Task requirements =
Repeat the material exactly, every line of it.

## begin Entries provided

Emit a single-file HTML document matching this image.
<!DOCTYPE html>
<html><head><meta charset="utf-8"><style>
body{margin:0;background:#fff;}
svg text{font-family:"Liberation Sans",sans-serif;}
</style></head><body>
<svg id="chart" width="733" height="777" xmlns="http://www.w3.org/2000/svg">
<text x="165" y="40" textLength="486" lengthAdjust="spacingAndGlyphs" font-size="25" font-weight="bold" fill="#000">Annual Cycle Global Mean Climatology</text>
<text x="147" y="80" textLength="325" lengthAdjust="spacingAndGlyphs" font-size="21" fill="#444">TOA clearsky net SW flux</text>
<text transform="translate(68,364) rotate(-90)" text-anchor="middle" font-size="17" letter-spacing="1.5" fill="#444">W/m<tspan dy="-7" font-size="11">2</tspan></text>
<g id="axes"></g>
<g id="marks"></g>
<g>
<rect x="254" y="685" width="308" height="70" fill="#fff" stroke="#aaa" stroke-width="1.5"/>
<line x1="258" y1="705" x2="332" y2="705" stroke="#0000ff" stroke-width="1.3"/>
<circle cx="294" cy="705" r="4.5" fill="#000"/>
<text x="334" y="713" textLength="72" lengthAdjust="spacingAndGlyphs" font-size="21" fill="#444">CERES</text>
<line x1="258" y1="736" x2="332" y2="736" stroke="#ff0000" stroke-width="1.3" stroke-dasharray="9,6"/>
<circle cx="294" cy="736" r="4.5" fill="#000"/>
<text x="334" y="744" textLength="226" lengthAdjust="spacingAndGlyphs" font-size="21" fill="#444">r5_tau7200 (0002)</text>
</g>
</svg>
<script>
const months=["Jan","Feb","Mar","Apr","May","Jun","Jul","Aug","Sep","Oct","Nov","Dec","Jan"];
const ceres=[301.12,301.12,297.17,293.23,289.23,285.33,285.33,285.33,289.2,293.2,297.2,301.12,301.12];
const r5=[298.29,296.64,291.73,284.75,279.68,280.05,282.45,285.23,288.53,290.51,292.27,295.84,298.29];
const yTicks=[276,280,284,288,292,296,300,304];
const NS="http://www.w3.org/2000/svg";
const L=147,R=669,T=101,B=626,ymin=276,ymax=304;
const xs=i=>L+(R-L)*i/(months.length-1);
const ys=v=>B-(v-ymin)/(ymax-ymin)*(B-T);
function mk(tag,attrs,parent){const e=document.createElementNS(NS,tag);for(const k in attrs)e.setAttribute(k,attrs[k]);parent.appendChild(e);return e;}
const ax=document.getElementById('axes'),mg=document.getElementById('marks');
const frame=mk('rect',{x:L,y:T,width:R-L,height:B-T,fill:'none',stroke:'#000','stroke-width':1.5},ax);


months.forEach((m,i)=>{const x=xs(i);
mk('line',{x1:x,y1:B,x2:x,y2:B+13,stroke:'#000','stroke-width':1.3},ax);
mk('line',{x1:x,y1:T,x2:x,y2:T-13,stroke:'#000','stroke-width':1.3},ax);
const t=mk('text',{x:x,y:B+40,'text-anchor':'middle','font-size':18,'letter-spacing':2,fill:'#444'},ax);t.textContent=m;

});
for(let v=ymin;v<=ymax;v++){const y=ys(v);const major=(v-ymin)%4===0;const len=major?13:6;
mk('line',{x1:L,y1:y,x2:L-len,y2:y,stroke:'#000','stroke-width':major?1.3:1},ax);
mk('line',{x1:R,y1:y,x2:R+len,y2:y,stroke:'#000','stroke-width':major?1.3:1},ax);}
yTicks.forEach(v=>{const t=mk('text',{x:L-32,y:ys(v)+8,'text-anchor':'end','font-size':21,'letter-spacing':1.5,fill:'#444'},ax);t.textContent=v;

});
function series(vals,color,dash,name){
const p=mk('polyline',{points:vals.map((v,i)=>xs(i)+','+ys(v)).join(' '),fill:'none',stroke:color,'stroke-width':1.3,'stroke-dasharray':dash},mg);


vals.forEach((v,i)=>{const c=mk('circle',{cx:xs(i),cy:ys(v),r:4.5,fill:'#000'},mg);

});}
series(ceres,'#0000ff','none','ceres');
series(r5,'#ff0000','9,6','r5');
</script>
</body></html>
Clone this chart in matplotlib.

## end Entries provided

Task solution =
Emit a single-file HTML document matching this image.
<!DOCTYPE html>
<html><head><meta charset="utf-8"><style>
body{margin:0;background:#fff;}
svg text{font-family:"Liberation Sans",sans-serif;}
</style></head><body>
<svg id="chart" width="733" height="777" xmlns="http://www.w3.org/2000/svg">
<text x="165" y="40" textLength="486" lengthAdjust="spacingAndGlyphs" font-size="25" font-weight="bold" fill="#000">Annual Cycle Global Mean Climatology</text>
<text x="147" y="80" textLength="325" lengthAdjust="spacingAndGlyphs" font-size="21" fill="#444">TOA clearsky net SW flux</text>
<text transform="translate(68,364) rotate(-90)" text-anchor="middle" font-size="17" letter-spacing="1.5" fill="#444">W/m<tspan dy="-7" font-size="11">2</tspan></text>
<g id="axes"></g>
<g id="marks"></g>
<g>
<rect x="254" y="685" width="308" height="70" fill="#fff" stroke="#aaa" stroke-width="1.5"/>
<line x1="258" y1="705" x2="332" y2="705" stroke="#0000ff" stroke-width="1.3"/>
<circle cx="294" cy="705" r="4.5" fill="#000"/>
<text x="334" y="713" textLength="72" lengthAdjust="spacingAndGlyphs" font-size="21" fill="#444">CERES</text>
<line x1="258" y1="736" x2="332" y2="736" stroke="#ff0000" stroke-width="1.3" stroke-dasharray="9,6"/>
<circle cx="294" cy="736" r="4.5" fill="#000"/>
<text x="334" y="744" textLength="226" lengthAdjust="spacingAndGlyphs" font-size="21" fill="#444">r5_tau7200 (0002)</text>
</g>
</svg>
<script>
const months=["Jan","Feb","Mar","Apr","May","Jun","Jul","Aug","Sep","Oct","Nov","Dec","Jan"];
const ceres=[301.12,301.12,297.17,293.23,289.23,285.33,285.33,285.33,289.2,293.2,297.2,301.12,301.12];
const r5=[298.29,296.64,291.73,284.75,279.68,280.05,282.45,285.23,288.53,290.51,292.27,295.84,298.29];
const yTicks=[276,280,284,288,292,296,300,304];
const NS="http://www.w3.org/2000/svg";
const L=147,R=669,T=101,B=626,ymin=276,ymax=304;
const xs=i=>L+(R-L)*i/(months.length-1);
const ys=v=>B-(v-ymin)/(ymax-ymin)*(B-T);
function mk(tag,attrs,parent){const e=document.createElementNS(NS,tag);for(const k in attrs)e.setAttribute(k,attrs[k]);parent.appendChild(e);return e;}
const ax=document.getElementById('axes'),mg=document.getElementById('marks');
const frame=mk('rect',{x:L,y:T,width:R-L,height:B-T,fill:'none',stroke:'#000','stroke-width':1.5},ax);


months.forEach((m,i)=>{const x=xs(i);
mk('line',{x1:x,y1:B,x2:x,y2:B+13,stroke:'#000','stroke-width':1.3},ax);
mk('line',{x1:x,y1:T,x2:x,y2:T-13,stroke:'#000','stroke-width':1.3},ax);
const t=mk('text',{x:x,y:B+40,'text-anchor':'middle','font-size':18,'letter-spacing':2,fill:'#444'},ax);t.textContent=m;

});
for(let v=ymin;v<=ymax;v++){const y=ys(v);const major=(v-ymin)%4===0;const len=major?13:6;
mk('line',{x1:L,y1:y,x2:L-len,y2:y,stroke:'#000','stroke-width':major?1.3:1},ax);
mk('line',{x1:R,y1:y,x2:R+len,y2:y,stroke:'#000','stroke-width':major?1.3:1},ax);}
yTicks.forEach(v=>{const t=mk('text',{x:L-32,y:ys(v)+8,'text-anchor':'end','font-size':21,'letter-spacing':1.5,fill:'#444'},ax);t.textContent=v;

});
function series(vals,color,dash,name){
const p=mk('polyline',{points:vals.map((v,i)=>xs(i)+','+ys(v)).join(' '),fill:'none',stroke:color,'stroke-width':1.3,'stroke-dasharray':dash},mg);


vals.forEach((v,i)=>{const c=mk('circle',{cx:xs(i),cy:ys(v),r:4.5,fill:'#000'},mg);

});}
series(ceres,'#0000ff','none','ceres');
series(r5,'#ff0000','9,6','r5');
</script>
</body></html>
Clone this chart in matplotlib.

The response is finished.